Hytte | the ancestral call from the mountain cabin | Norway

The traditional Norwegians are drawn to their cabins, whether it be in the mountains, in the forest, or by the sea. Some would say that they are a people obsessed.
LA Dahlmann | talk NORWAY
The mountain cabin Rollstadbu - at Dovre, Oppland, Norway - in 1920. | Photo: Anders Beer Wilse - Norsk Folkemuseum DeOldify cc pdm.
The mountain cabin Rollstadbu - at Dovre, Oppland, Norway - in 1920. | Photo: Anders Beer Wilse - Norsk Folkemuseum DeOldify cc pdm.

Pronunciation

Hytte

The Norwegians have a rural soul

Today, 80% of all Norwegians reside in cities or urban areas. But as late as in 1946, almost 50% of the population still lived in rural communities. For millennia, the Norwegians were hunters, fishers, gatherers, and farmers – settled on farms or in cottages and huts scattered across their long-stretched country.

Even the modern-day city-dwellers have roots that are deeply connected to the ancestors and their way of life; whether the urbanites consciously realise it or not. There is nothing more fascinating than to sense how a dinner party’s atmosphere shifts when someone starts talking about their log cabin in the mountains. The Norwegian word for cabinhytte – works like a call from the ancestral home, a signal for everyone to sit up straight and listen attentively – and immediately feel the longing.

Til fjells

Norwegian words and expressions like på hytta – meaning at or to the cabin, til fjells – meaning to the mountains, til skogs – meaning to the forest, are etched into the Norwegians’ hearts.

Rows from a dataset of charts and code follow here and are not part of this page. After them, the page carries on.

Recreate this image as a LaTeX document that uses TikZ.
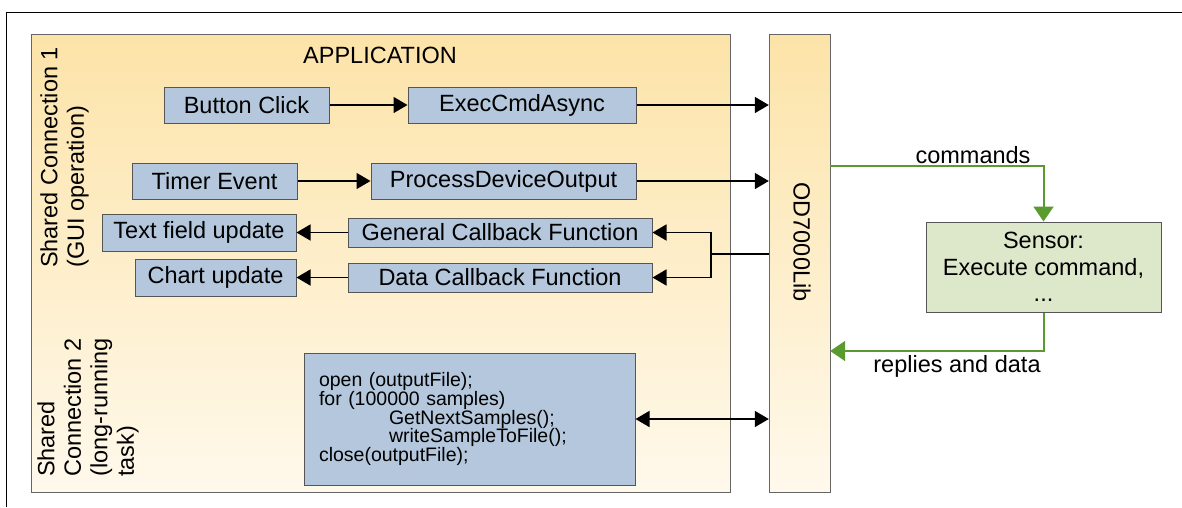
\documentclass[tikz,border=0pt]{standalone}
\usepackage{fontspec}
\setmainfont{Liberation Sans}
\usetikzlibrary{arrows.meta}
\definecolor{boxblue}{HTML}{B4C7DC}
\definecolor{boxgreen}{HTML}{DDE8CB}
\definecolor{greenline}{HTML}{5A9A2E}
\definecolor{apptop}{HTML}{FCE3A8}
\definecolor{appbot}{HTML}{FFF9EC}
\definecolor{boxedge}{HTML}{555555}
\tikzset{
  bigtext/.style={font=\fontsize{23.5}{27}\selectfont},
  bluebox/.style={draw=boxedge, line width=1pt, fill=boxblue, inner sep=0pt, bigtext},
  greenbox/.style={draw=boxedge, line width=1pt, fill=boxgreen, inner sep=0pt, bigtext, align=center},
  panel/.style={draw=black!60, line width=1pt, top color=apptop, bottom color=appbot},
  arr/.style={line width=1.5pt, -{Triangle[length=14pt,width=16pt]}},
  dbl/.style={line width=1.5pt, {Triangle[length=14pt,width=16pt]}-{Triangle[length=14pt,width=16pt]}},
  plain/.style={line width=1.5pt},
  garr/.style={line width=2pt, draw=greenline, -{Triangle[length=15pt,width=20pt]}},
  lbl/.style={bigtext, inner sep=0pt}
}
\begin{document}
\begin{tikzpicture}[x=1pt,y=-1pt]
\useasboundingbox (0,0) rectangle (1182,507);
% outer frame
\draw[line width=1pt] (6,507) -- (6,12) -- (1182,12);
% panels
\path[panel] (31,34) rectangle (730,492);
\path[panel] (769,34) rectangle (830,492);
\node[minimum width=61pt, minimum height=458pt, inner sep=0pt] (lib) at (799.5,263) {};
\node[lbl, rotate=-90] (libtxt) at (802,242) {OD7000Lib};
\node[lbl] (apptxt) at (380,55) {APPLICATION};
% side labels
\node[lbl, rotate=90, anchor=west, align=left, font=\fontsize{23.5}{26.5}\selectfont] (sc1) at (64.5,268) {Shared Connection 1\\(GUI operation)};
\node[lbl, rotate=90, anchor=west, align=left, font=\fontsize{23.5}{26.5}\selectfont] (sc2) at (88,477) {Shared\\Connection 2\\(long-running\\task)};
% blue boxes
\node[bluebox, minimum width=165pt, minimum height=36pt] (btn) at (246.5,105) {Button Click};
\node[bluebox, minimum width=228pt, minimum height=36pt] (exec) at (522,105) {ExecCmdAsync};
\node[bluebox, minimum width=165pt, minimum height=36pt] (timer) at (214.5,181) {Timer Event};
\node[bluebox, minimum width=265pt, minimum height=36pt] (proc) at (503.5,181) {ProcessDeviceOutput};
\node[bluebox, minimum width=194pt, minimum height=37pt] (textf) at (199,232.5) {Text field update};
\node[bluebox, minimum width=304pt, minimum height=29pt] (gen) at (500,232.5) {General Callback Function};
\node[bluebox, minimum width=161pt, minimum height=37pt] (chart) at (215.5,277.5) {Chart update};
\node[bluebox, minimum width=304pt, minimum height=29pt] (data) at (500,277.5) {Data Callback Function};
\node[draw=boxedge, line width=1pt, fill=boxblue, minimum width=331pt, minimum height=132pt, inner xsep=15pt, inner ysep=0pt, text width=301pt, align=left, font=\fontsize{19.5}{18.7}\selectfont] (code) at (469.5,419)
{open (outputFile);\\for (100000 samples)\\\hspace*{70pt}GetNextSamples();\\\hspace*{70pt}writeSampleToFile();\\close(outputFile);};
% sensor
\node[greenbox, minimum width=235pt, minimum height=90pt, font=\fontsize{23.5}{26.7}\selectfont] (sensor) at (1043.5,267) {Sensor:\\Execute command,\\...};
% connectors
\draw[arr] (btn) -- (exec);
\draw[arr] (exec.east) -- (exec.east -| lib.west);
\draw[arr] (timer) -- (proc);
\draw[arr] (proc.east) -- (proc.east -| lib.west);
\draw[arr] (gen) -- (textf);
\draw[arr] (data) -- (chart);
\coordinate (j) at (711,254);
\draw[plain] (lib.west |- j) -- (j);
\draw[arr] (j) |- (gen.east);
\draw[arr] (j) |- (data.east);
\draw[dbl] (code.east) -- (code.east -| lib.west);
% green connectors
\coordinate (cy) at (0,166);
\coordinate (ry) at (0,351);
\draw[garr] (lib.east |- cy) -| (sensor.north);
\draw[garr] (sensor.south) |- (lib.east |- ry);
\node[lbl] (cmdlbl) at (973,155) {commands};
\node[lbl] (replbl) at (957,366) {replies and data};
\end{tikzpicture}
\end{document}
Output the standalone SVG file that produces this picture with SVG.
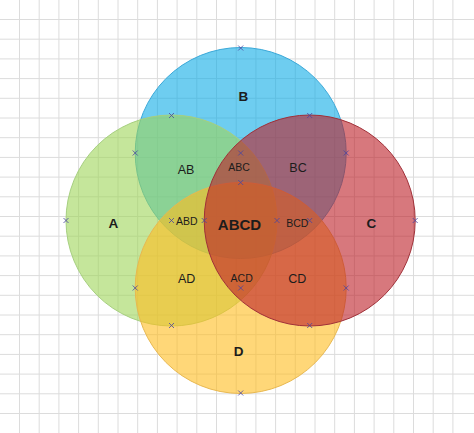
<svg xmlns="http://www.w3.org/2000/svg" width="474" height="433" viewBox="0 0 474 433">
<defs>
<style>
.grid line{stroke:#dcdcdc;stroke-width:1}
.c{stroke-width:1}
.lbl{font-family:"Liberation Sans",Arial,sans-serif;fill:#1c1c1c;text-anchor:middle}
.big{font-size:13.5px;font-weight:bold}
.two{font-size:12.5px}
.three{font-size:10.5px}
.mk{stroke:#4a45a0;stroke-width:1;stroke-opacity:0.8;fill:none}
</style>
<path id="x" d="M-2.5,-2.5 L2.5,2.5 M-2.5,2.5 L2.5,-2.5"/>
</defs>
<rect width="474" height="433" fill="#ffffff"/>
<g class="grid">
<line x1="19.5" y1="0" x2="19.5" y2="433"/><line x1="39.2" y1="0" x2="39.2" y2="433"/><line x1="58.9" y1="0" x2="58.9" y2="433"/><line x1="78.6" y1="0" x2="78.6" y2="433"/><line x1="98.3" y1="0" x2="98.3" y2="433"/><line x1="118" y1="0" x2="118" y2="433"/><line x1="137.7" y1="0" x2="137.7" y2="433"/><line x1="157.4" y1="0" x2="157.4" y2="433"/><line x1="177.1" y1="0" x2="177.1" y2="433"/><line x1="196.8" y1="0" x2="196.8" y2="433"/><line x1="216.5" y1="0" x2="216.5" y2="433"/><line x1="236.2" y1="0" x2="236.2" y2="433"/><line x1="255.9" y1="0" x2="255.9" y2="433"/><line x1="275.6" y1="0" x2="275.6" y2="433"/><line x1="295.3" y1="0" x2="295.3" y2="433"/><line x1="315" y1="0" x2="315" y2="433"/><line x1="334.7" y1="0" x2="334.7" y2="433"/><line x1="354.4" y1="0" x2="354.4" y2="433"/><line x1="374.1" y1="0" x2="374.1" y2="433"/><line x1="393.8" y1="0" x2="393.8" y2="433"/><line x1="413.5" y1="0" x2="413.5" y2="433"/><line x1="433.2" y1="0" x2="433.2" y2="433"/><line x1="452.9" y1="0" x2="452.9" y2="433"/>
<line x1="0" y1="19.5" x2="474" y2="19.5"/><line x1="0" y1="39.2" x2="474" y2="39.2"/><line x1="0" y1="58.9" x2="474" y2="58.9"/><line x1="0" y1="78.6" x2="474" y2="78.6"/><line x1="0" y1="98.3" x2="474" y2="98.3"/><line x1="0" y1="118" x2="474" y2="118"/><line x1="0" y1="137.7" x2="474" y2="137.7"/><line x1="0" y1="157.4" x2="474" y2="157.4"/><line x1="0" y1="177.1" x2="474" y2="177.1"/><line x1="0" y1="196.8" x2="474" y2="196.8"/><line x1="0" y1="216.5" x2="474" y2="216.5"/><line x1="0" y1="236.2" x2="474" y2="236.2"/><line x1="0" y1="255.9" x2="474" y2="255.9"/><line x1="0" y1="275.6" x2="474" y2="275.6"/><line x1="0" y1="295.3" x2="474" y2="295.3"/><line x1="0" y1="315" x2="474" y2="315"/><line x1="0" y1="334.7" x2="474" y2="334.7"/><line x1="0" y1="354.4" x2="474" y2="354.4"/><line x1="0" y1="374.1" x2="474" y2="374.1"/><line x1="0" y1="393.8" x2="474" y2="393.8"/><line x1="0" y1="413.5" x2="474" y2="413.5"/>
</g>
<g id="circleB"><circle class="c" cx="240.7" cy="153" r="105.5" fill="#0dace6" fill-opacity="0.6" stroke="#3aa8d8"/></g>
<g id="circleA"><circle class="c" cx="171.5" cy="220.5" r="105.5" fill="#9ed558" fill-opacity="0.6" stroke="#a6cf80"/></g>
<g id="circleD"><circle class="c" cx="240.7" cy="288" r="105.5" fill="#ffbc1e" fill-opacity="0.6" stroke="#e8b850"/></g>
<g id="circleC"><circle class="c" cx="309.7" cy="220.5" r="105.5" fill="#bc1e26" fill-opacity="0.6" stroke="#a03038"/></g>
<g id="markers" class="mk">
<use href="#x" x="240.7" y="48"/><use href="#x" x="171.5" y="115.5"/><use href="#x" x="309.7" y="115.5"/><use href="#x" x="135.2" y="153"/><use href="#x" x="346.2" y="153"/><use href="#x" x="240.7" y="153"/><use href="#x" x="240.7" y="182.5"/><use href="#x" x="66" y="220.5"/><use href="#x" x="171.5" y="220.5"/><use href="#x" x="204.2" y="220.5"/><use href="#x" x="277" y="220.5"/><use href="#x" x="309.7" y="220.5"/><use href="#x" x="415.2" y="220.5"/><use href="#x" x="135.2" y="288"/><use href="#x" x="240.7" y="288"/><use href="#x" x="346.2" y="288"/><use href="#x" x="171.5" y="325.5"/><use href="#x" x="309.7" y="325.5"/><use href="#x" x="240.7" y="393"/>
</g>
<g id="labels">
<text class="lbl big" x="243.3" y="100.8">B</text>
<text class="lbl big" x="113.3" y="228">A</text>
<text class="lbl big" x="371.3" y="228">C</text>
<text class="lbl big" x="238.7" y="355.5">D</text>
<text class="lbl" x="239.5" y="229.6" style="font-size:15px;font-weight:bold">ABCD</text>
<text class="lbl two" x="186" y="173.8">AB</text>
<text class="lbl three" x="239" y="171">ABC</text>
<text class="lbl two" x="298" y="171.8">BC</text>
<text class="lbl three" x="186.7" y="224.8">ABD</text>
<text class="lbl three" x="297.3" y="227">BCD</text>
<text class="lbl two" x="186.7" y="282.8">AD</text>
<text class="lbl three" x="241.7" y="282">ACD</text>
<text class="lbl two" x="297.3" y="282.5">CD</text>
</g>
</svg>
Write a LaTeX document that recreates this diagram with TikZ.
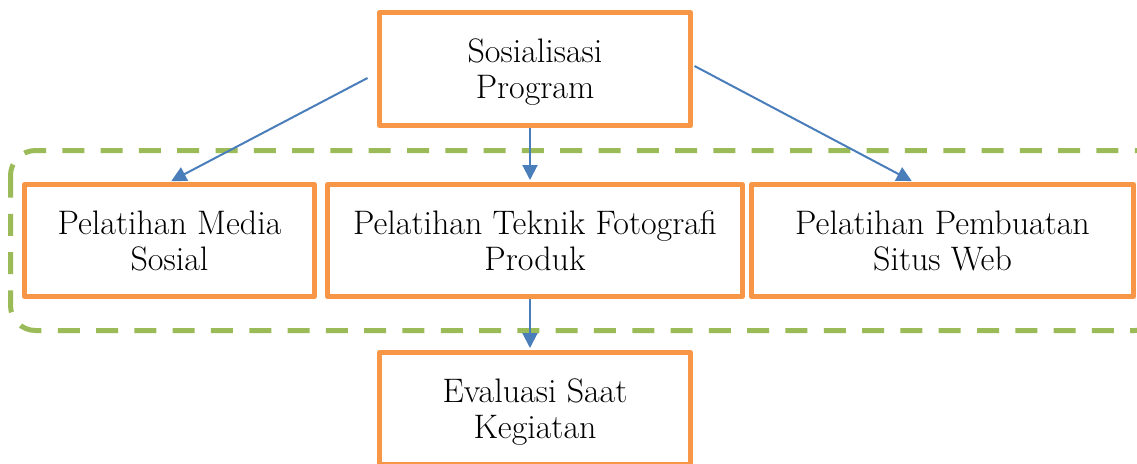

The next time you stumble across a Norwegian with a pair of skis on her shoulder, ask her: Skal du til fjells? – are you on your way to the mountains? I guarantee you, her eyes will get a different glow.

Once a simple abode with a purpose

Historically, the Norwegian mountain-, forest-, and seaside cabins were simple and crude. With some beds, a fireplace, and possibly a table and some chairs. Somewhere nearby was often a small outhouse for the occasional freezing and not so odourless visit. Prior to the age of leisure and self-realisation, the cabins had a purpose. They were a shelter for the night when:

  • you crossed the mountains
  • you went fishing
  • you were making hay in a mountain or forest hayfield
  • you were gathering moss for the animals or peat for the fire
  • you went berry-picking in the late summer
  • you were rounding up sheep or hunting in the autumn
  • you were cutting trees in the winter,
  • and so much more

A crackling fire

The water you needed for your cabin stay came from a nearby creek or well, or you melted snow in a pot on the fire. And your dinner was possibly a freshly caught trout from a river close by – with some melted butter and potatoes that you had brought with you in your rucksack. No cup of coffee tastes as good as the one you make after a long and demanding day in the mountains. And no bed is better to lie in than a makeshift cabin bed, with the sound of a crackling fire lulling you to sleep.

Beware the word simple

Today, the Norwegian cabins are often a home away from home, with all the mod cons you can imagine. But to be on the safe side: if you are ever invited to visit one, be sure to ask whether the cabin is of the traditional or modern variety. If they say it’s simple, prepare for very simple. Don’t forget your skis in winter – and warm, and wind- and waterproof clothes and boots all year round. And food and drink – and toilet paper. And if you are afraid of mice, you might want to reconsider, and stay right where you are.